→ Exercise objective: How many lines in the entries below contain "this"? Answer with the number only.

→ Listing:
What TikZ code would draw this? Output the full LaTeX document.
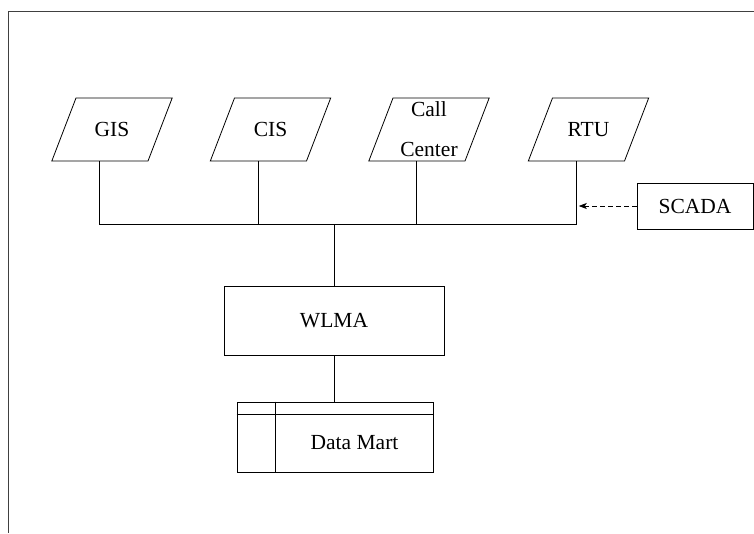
\documentclass[tikz,border=0pt]{standalone}
\usepackage{fontspec}
\setmainfont{Liberation Serif}
\usepackage{tikz}
\usetikzlibrary{shapes.geometric,arrows.meta}

\newcommand{\srctext}[1]{\parbox[c][63pt][c]{72pt}{\centering #1}}

\begin{document}
\begin{tikzpicture}[x=1pt,y=-1pt,line width=0.8pt,
    font=\fontsize{21.5}{40}\selectfont,
    src/.style={draw,trapezium,trapezium left angle=69,trapezium right angle=111,inner sep=0pt},
    box/.style={draw,rectangle,inner sep=0pt}]

    \useasboundingbox (0,0) rectangle (754,533);
    \draw[line width=1pt,black!75] (754,11) -- (8,11) -- (8,533);

    \node[src] (gis) at (112,129.5) {\srctext{GIS}};
    \node[src] (cis) at (270.5,129.5) {\srctext{CIS}};
    \node[src] (call) at (429,129.5) {\srctext{Call\\Center}};
    \node[src] (rtu) at (588.5,129.5) {\srctext{RTU}};
    \node[box,minimum width=116pt,minimum height=46pt] (scada) at (695,206) {SCADA};
    \node[box,minimum width=220pt,minimum height=69pt] (wlma) at (334,320.5) {WLMA};
    \node[box,minimum width=196pt,minimum height=70pt] (dm) at (335,437) {};
    \node (dmtext) at (354.5,443) {Data Mart};
    \coordinate (bus) at (334,224);

    \draw (gis.bottom side) -- (gis.bottom side |- bus) -- (rtu.bottom side |- bus) -- (rtu.bottom side);
	\foreach \n in {cis,call} \draw (\n.bottom side) -- (\n.bottom side |- bus);
    \draw (wlma.north) -- (bus);
    \draw[dash pattern=on 5pt off 3pt,-{Stealth[length=8pt,width=6pt,inset=2pt]},shorten >=2.5pt] (scada.west) -- (rtu.bottom side |- scada.west);
    \draw (wlma.south) -- (wlma.south |- dm.north);
    \draw ([yshift=-13pt]dm.north west) -- ([yshift=-13pt]dm.north east);
    \draw ([xshift=39pt]dm.north west) -- ([xshift=39pt]dm.south west);

\end{tikzpicture}
\end{document}
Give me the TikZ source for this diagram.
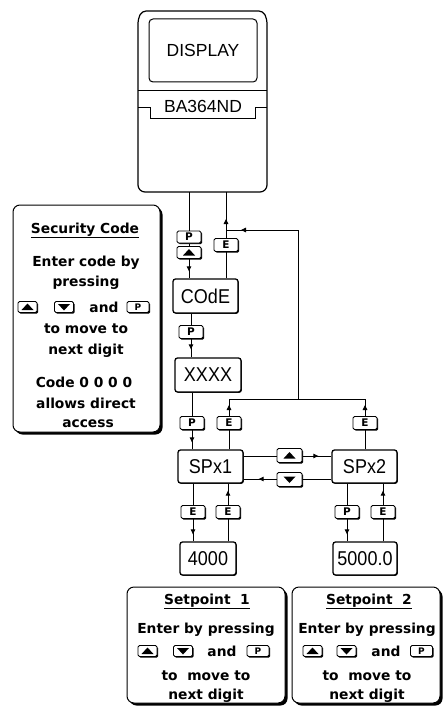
\documentclass[tikz,border=0pt]{standalone}
\usepackage{fontspec}
\setmainfont{DejaVu Sans}
\newfontfamily\dvb{DejaVu Sans}
\newfontfamily\lcd{Liberation Sans}
\newfontfamily\lcdn[FakeStretch=0.9]{Liberation Sans}
\usetikzlibrary{arrows.meta,decorations.markings,shadows}
\tikzset{
  conn/.style={line width=0.9pt},
  tipat/.style={postaction={decorate}, decoration={markings, mark=at position #1 with {\arrow{Triangle[length=5pt,width=4.5pt]}}}},
  keyb/.style={draw, fill=white, line width=0.8pt, rounded corners=1.5pt, minimum width=24pt, minimum height=13pt, inner sep=0pt,
    font=\dvb\bfseries\fontsize{10.5}{10.5}\selectfont,
    drop shadow={shadow xshift=1.2pt, shadow yshift=-1.2pt, fill=black, opacity=1}},
  skey/.style={keyb, minimum width=19pt, minimum height=11pt, font=\dvb\bfseries\fontsize{9}{9}\selectfont},
  pkey/.style={skey, minimum width=22pt},
  upk/.style={path picture={\fill[black, sharp corners] ([shift={(-6pt,-3pt)}]path picture bounding box.center) -- ([shift={(6pt,-3pt)}]path picture bounding box.center) -- ([shift={(0pt,3.5pt)}]path picture bounding box.center) -- cycle;}},
  dnk/.style={path picture={\fill[black, sharp corners] ([shift={(-6pt,3pt)}]path picture bounding box.center) -- ([shift={(6pt,3pt)}]path picture bounding box.center) -- ([shift={(0pt,-3.5pt)}]path picture bounding box.center) -- cycle;}},
  dbox/.style={draw, fill=white, line width=1.3pt, rounded corners=2.5pt, inner sep=0pt,
    font=\lcdn\fontsize{20}{20}\selectfont,
    drop shadow={shadow xshift=0.8pt, shadow yshift=-0.8pt, fill=black, opacity=1}},
  bigbox/.style={draw, fill=white, line width=1pt, rounded corners=7pt,
    drop shadow={shadow xshift=2.5pt, shadow yshift=-2.5pt, fill=black, opacity=1}},
  txt/.style={font=\dvb\bfseries\fontsize{13.8}{16}\selectfont, inner sep=0pt, anchor=base},
  insttxt/.style={font=\lcd\fontsize{17.5}{18}\selectfont, inner sep=0pt}
}
\begin{document}
\begin{tikzpicture}[x=1pt,y=-1pt]
\useasboundingbox (0,0) rectangle (442,706);
% ---------------- instrument
\draw[line width=1.2pt] (138,100) [rounded corners=4pt] -- (138,19) -- (142,11) -- (263,11) -- (267,19) [rounded corners=7pt] -- (267,192) -- (138,192) -- cycle;
\node[draw, line width=1pt, rounded corners=4pt, minimum width=108pt, minimum height=63pt, insttxt] (disp) at (203,50.5) {DISPLAY};
\draw[line width=0.9pt] (138,90) -- (267,90);
\draw[line width=0.8pt] (138,107) -- (150,107) -- (150,118) -- (255,118) -- (255,107) -- (267,107);
\node[insttxt, fill=white, inner sep=1pt] (model) at (203,106.5) {BA364ND};
% ---------------- boxes
\node[dbox, minimum width=65pt, minimum height=34pt] (code) at (205.5,296) {COdE};
\node[dbox, minimum width=66pt, minimum height=34pt] (xxxx) at (208,375) {XXXX};
\node[dbox, minimum width=65pt, minimum height=33pt] (sp1) at (210.5,466.5) {SPx1};
\node[dbox, minimum width=65pt, minimum height=33pt] (sp2) at (364.5,466.5) {SPx2};
\node[dbox, minimum width=56pt, minimum height=33pt] (v4) at (208,558.5) {4000};
\node[dbox, minimum width=64pt, minimum height=33pt] (v5) at (365,558.5) {5000.0};
% ---------------- coordinates
\coordinate (i1) at (189,192);
\coordinate (i2) at (226,192);
\coordinate (rt) at (298,230);
\coordinate (hb) at (298,399);
\coordinate (e1) at (229,399);
\coordinate (e2) at (365,399);
\coordinate (c1) at (191,0);
\coordinate (c2) at (192,0);
\coordinate (t1) at (0,456);
\coordinate (t2) at (0,479);
\coordinate (d1) at (193,0);
\coordinate (d2) at (228,0);
\coordinate (d3) at (347,0);
\coordinate (d4) at (383,0);
% ---------------- connectors
\draw[conn,tipat=-7pt] (i1) -- (i1 |- code.north);
\draw[conn,tipat=-27pt] (i2 |- code.north) -- (i2);
\draw[conn,tipat=-15pt] (hb) -- (rt) -- (i2 |- rt);
\draw[conn,tipat=-8pt] (c1 |- code.south) -- (c1 |- xxxx.north);
\draw[conn,tipat=-7pt] (c2 |- xxxx.south) -- (c2 |- sp1.north);
\draw[conn,tipat=-6pt] (e1 |- sp1.north) -- (e1);
\draw[conn,tipat=-6pt] (e2 |- sp2.north) -- (e2);
\draw[conn] (e1) -- (e2);
\draw[conn,tipat=-13pt] (sp1.east |- t1) -- (sp2.west |- t1);
\draw[conn,tipat=-15pt] (sp2.west |- t2) -- (sp1.east |- t2);
\draw[conn,tipat=-7pt] (d1 |- sp1.south) -- (d1 |- v4.north);
\draw[conn,tipat=-7pt] (d2 |- v4.north) -- (d2 |- sp1.south);
\draw[conn,tipat=-7pt] (d3 |- sp2.south) -- (d3 |- v5.north);
\draw[conn,tipat=-7pt] (d4 |- v5.north) -- (d4 |- sp2.south);
% ---------------- keys on connectors
\node[keyb, minimum height=12pt] (k1) at (189,237) {P};
\node[keyb, upk, minimum height=12pt] (k2) at (189,252.5) {};
\node[keyb] (k3) at (226,245) {E};
\node[keyb] (k4) at (191,332) {P};
\node[keyb] (k5) at (192,423) {P};
\node[keyb] (k6) at (229,423) {E};
\node[keyb] (k7) at (365,423) {E};
\node[keyb, upk, minimum width=25pt, minimum height=14pt] (k8) at (289.5,455.5) {};
\node[keyb, dnk, minimum width=25pt, minimum height=14pt] (k9) at (289.5,479.5) {};
\node[keyb] (k10) at (193,512) {E};
\node[keyb] (k11) at (228,512) {E};
\node[keyb] (k12) at (347,512) {P};
\node[keyb] (k13) at (383,512) {E};
% ---------------- security code box
\node[bigbox, minimum width=147pt, minimum height=227pt] (sec) at (86.5,318.5) {};
\node[txt] (s1) at (85,233) {\underline{Security Code}};
\node[txt] (s2) at (86,266) {Enter code by};
\node[txt] (s3) at (86,286) {pressing};
\node[skey, upk] (s4a) at (27.5,307) {};
\node[skey, dnk] (s4b) at (64,307) {};
\node[txt] (s4c) at (104,312) {and};
\node[pkey] (s4d) at (138,307) {P};
\node[txt] (s5) at (86,333) {to move to};
\node[txt] (s6) at (86,354) {next digit};
\node[txt] (s7) at (84,387) {Code 0 0 0 0};
\node[txt] (s8) at (86,408) {allows direct};
\node[txt] (s9) at (88,427) {access};
% ---------------- setpoint 1 box
\node[bigbox, minimum width=158pt, minimum height=116pt] (set1) at (206,645) {};
\node[txt] (a1) at (207,604) {\underline{Setpoint\ \ 1}};
\node[txt] (a2) at (206,633) {Enter by pressing};
\node[skey, upk] (a3a) at (147.5,651) {};
\node[skey, dnk] (a3b) at (183,651) {};
\node[txt] (a3c) at (222,656) {and};
\node[pkey] (a3d) at (258,651) {P};
\node[txt] (a4) at (206,680) {to\ \ move to};
\node[txt] (a5) at (206,699) {next digit};
% ---------------- setpoint 2 box
\node[bigbox, minimum width=148pt, minimum height=116pt] (set2) at (366,645) {};
\node[txt] (b1) at (369,604) {\underline{Setpoint\ \ 2}};
\node[txt] (b2) at (367,633) {Enter by pressing};
\node[skey, upk] (b3a) at (312.5,651) {};
\node[skey, dnk] (b3b) at (346.5,651) {};
\node[txt] (b3c) at (386,656) {and};
\node[pkey] (b3d) at (421.5,651) {P};
\node[txt] (b4) at (367,680) {to\ \ move to};
\node[txt] (b5) at (367,699) {next digit};
\end{tikzpicture}
\end{document}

→ Solution: 2